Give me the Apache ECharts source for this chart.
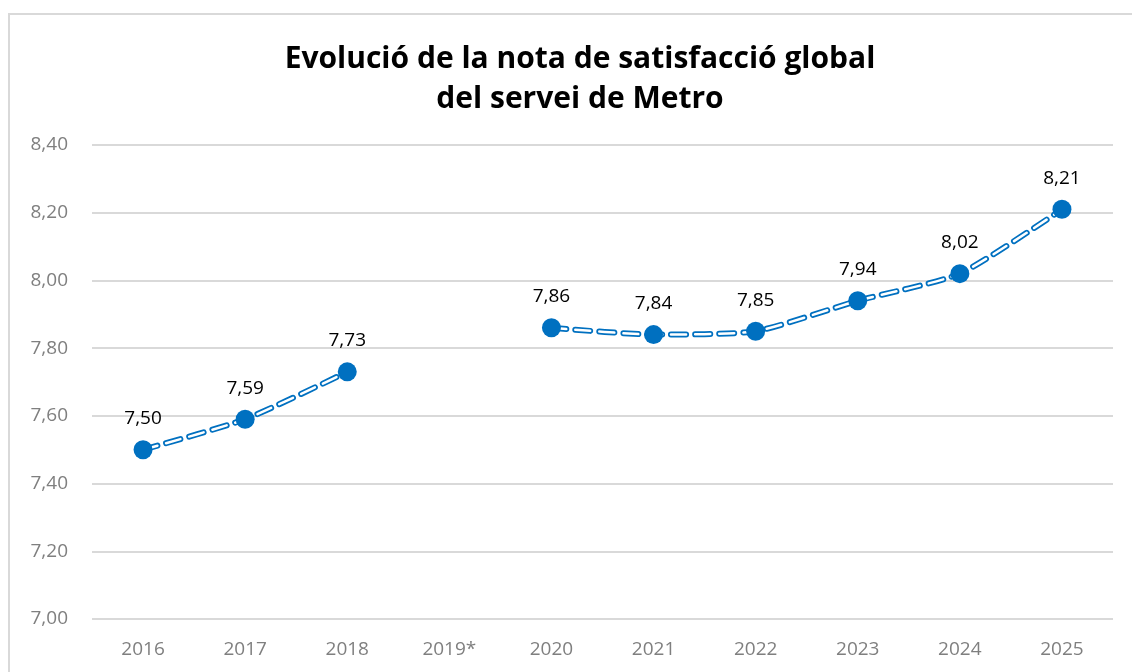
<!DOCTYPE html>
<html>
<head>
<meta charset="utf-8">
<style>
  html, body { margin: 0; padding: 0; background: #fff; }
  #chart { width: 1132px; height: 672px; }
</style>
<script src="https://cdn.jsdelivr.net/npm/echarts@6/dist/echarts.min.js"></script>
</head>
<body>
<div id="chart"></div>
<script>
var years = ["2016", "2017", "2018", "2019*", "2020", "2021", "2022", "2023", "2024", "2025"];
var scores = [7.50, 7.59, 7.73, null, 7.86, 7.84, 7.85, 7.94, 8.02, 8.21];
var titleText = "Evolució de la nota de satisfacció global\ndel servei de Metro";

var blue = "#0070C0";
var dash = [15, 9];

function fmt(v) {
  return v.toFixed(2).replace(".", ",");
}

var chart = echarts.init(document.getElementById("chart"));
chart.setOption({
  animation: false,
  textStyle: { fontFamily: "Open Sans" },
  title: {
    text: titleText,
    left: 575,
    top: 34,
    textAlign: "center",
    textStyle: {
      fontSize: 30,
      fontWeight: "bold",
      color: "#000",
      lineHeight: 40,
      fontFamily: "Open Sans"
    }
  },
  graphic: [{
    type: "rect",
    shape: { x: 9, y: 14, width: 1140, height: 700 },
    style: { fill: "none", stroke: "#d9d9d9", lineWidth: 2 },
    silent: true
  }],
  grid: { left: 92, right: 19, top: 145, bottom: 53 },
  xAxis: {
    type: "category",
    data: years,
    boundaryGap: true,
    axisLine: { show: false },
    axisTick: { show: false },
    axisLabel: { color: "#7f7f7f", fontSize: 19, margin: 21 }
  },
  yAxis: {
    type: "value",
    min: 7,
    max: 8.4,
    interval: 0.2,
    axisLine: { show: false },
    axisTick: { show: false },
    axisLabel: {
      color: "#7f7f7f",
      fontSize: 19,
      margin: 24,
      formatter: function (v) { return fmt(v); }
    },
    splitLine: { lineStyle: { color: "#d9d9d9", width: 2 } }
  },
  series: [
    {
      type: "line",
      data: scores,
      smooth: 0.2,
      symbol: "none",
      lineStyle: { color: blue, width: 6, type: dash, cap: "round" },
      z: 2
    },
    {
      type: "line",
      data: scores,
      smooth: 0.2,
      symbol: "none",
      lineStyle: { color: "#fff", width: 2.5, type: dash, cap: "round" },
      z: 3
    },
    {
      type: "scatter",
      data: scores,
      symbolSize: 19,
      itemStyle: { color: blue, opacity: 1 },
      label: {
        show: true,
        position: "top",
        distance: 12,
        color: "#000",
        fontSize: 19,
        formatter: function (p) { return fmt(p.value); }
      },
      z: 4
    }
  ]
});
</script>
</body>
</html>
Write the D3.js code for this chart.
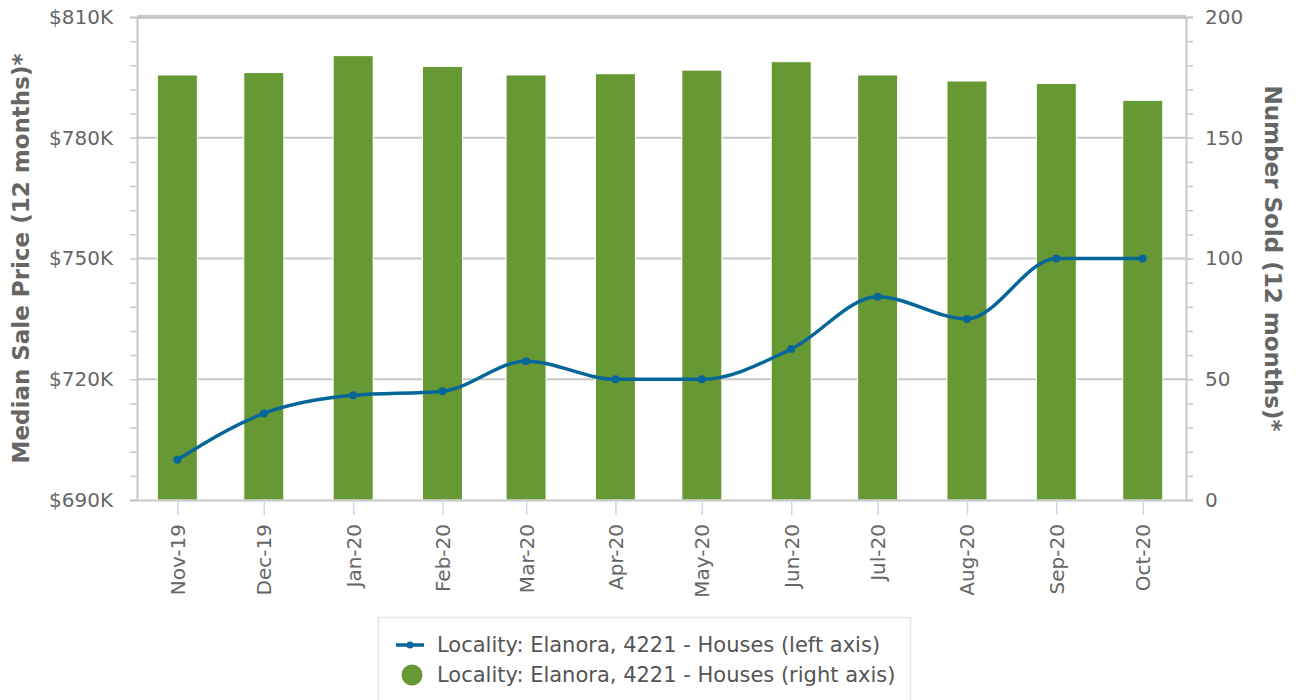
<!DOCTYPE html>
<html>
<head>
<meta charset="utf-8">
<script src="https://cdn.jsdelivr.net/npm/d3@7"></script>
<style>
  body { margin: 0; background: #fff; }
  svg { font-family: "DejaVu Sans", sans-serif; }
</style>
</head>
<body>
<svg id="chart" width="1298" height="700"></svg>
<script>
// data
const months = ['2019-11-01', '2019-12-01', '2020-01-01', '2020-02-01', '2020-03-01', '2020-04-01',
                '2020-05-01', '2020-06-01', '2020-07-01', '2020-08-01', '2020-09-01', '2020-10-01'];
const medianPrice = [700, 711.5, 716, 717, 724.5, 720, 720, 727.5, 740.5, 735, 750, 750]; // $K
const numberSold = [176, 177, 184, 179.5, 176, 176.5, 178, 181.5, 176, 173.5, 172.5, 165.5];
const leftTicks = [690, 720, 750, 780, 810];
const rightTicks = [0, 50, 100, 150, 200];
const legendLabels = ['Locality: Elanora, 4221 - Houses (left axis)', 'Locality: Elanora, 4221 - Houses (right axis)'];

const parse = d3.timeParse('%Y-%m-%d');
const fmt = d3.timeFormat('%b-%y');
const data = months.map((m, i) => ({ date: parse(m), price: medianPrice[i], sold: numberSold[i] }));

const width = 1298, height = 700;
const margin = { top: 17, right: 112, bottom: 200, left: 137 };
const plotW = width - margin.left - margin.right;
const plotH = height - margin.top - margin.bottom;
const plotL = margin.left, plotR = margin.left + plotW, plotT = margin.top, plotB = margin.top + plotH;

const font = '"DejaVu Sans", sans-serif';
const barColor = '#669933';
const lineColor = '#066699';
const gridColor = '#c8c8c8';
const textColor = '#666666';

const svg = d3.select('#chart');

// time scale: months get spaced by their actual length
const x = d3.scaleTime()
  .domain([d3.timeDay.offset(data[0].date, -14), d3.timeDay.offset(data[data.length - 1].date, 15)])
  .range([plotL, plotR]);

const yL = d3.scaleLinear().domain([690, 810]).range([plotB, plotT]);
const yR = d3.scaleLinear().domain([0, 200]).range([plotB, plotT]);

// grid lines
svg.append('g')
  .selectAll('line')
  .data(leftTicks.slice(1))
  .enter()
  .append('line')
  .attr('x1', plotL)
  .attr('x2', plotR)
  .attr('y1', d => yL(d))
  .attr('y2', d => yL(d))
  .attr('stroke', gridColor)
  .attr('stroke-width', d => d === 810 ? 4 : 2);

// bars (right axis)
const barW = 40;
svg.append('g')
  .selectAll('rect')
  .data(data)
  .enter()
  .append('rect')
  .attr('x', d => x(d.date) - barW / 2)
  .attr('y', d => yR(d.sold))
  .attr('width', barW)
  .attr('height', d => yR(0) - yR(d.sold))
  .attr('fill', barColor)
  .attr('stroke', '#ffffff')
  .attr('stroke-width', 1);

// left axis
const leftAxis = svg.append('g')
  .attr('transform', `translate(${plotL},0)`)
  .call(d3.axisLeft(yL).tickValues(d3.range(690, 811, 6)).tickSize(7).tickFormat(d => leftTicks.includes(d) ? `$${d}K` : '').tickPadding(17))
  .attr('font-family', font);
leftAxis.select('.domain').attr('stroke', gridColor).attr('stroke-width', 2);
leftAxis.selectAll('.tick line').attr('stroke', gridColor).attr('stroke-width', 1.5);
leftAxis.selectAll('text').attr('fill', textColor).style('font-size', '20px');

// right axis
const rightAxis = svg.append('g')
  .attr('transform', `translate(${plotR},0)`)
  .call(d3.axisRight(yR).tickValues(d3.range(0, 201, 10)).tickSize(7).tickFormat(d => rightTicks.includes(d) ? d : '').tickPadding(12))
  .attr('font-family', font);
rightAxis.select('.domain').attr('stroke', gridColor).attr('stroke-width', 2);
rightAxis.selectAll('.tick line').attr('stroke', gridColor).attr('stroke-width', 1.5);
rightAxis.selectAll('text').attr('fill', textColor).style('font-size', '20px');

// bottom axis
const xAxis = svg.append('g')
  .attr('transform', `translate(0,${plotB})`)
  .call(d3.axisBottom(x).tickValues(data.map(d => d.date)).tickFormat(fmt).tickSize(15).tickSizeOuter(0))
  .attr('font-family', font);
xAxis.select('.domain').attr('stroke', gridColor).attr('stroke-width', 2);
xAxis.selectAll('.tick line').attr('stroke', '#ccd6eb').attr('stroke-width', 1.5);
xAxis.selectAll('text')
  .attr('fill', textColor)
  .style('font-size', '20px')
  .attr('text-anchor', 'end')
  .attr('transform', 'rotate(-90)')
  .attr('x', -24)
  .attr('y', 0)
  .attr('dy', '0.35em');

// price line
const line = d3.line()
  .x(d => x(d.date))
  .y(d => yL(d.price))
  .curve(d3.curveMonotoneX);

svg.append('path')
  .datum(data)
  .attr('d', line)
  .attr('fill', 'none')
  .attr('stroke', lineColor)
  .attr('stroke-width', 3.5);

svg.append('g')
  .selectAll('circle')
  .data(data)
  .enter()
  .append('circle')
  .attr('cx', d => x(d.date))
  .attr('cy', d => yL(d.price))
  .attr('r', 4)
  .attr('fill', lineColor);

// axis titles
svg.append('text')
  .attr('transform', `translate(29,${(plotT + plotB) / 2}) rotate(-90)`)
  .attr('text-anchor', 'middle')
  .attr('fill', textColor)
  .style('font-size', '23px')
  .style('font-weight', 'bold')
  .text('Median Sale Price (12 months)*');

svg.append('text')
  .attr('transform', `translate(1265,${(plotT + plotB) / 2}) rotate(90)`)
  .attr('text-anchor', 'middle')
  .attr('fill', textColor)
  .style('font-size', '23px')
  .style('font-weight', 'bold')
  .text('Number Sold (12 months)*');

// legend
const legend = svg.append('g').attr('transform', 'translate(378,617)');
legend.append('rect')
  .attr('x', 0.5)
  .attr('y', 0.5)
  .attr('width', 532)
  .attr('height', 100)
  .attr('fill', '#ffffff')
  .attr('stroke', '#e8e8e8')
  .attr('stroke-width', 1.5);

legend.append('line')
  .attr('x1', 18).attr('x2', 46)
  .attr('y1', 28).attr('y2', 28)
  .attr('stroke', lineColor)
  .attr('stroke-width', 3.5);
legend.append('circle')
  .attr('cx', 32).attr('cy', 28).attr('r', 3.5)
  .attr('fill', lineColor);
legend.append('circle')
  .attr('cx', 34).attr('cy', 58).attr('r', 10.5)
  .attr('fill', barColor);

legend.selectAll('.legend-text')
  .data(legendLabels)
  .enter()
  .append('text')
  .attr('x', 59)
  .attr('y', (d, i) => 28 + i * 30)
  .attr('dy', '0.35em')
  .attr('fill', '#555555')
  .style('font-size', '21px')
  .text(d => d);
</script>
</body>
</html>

______

→ **TASK DIRECTIONS**
Each line in the material either holds the string "this" or does not. State how many do, and nothing else.

→ **THE SOLUTION**
2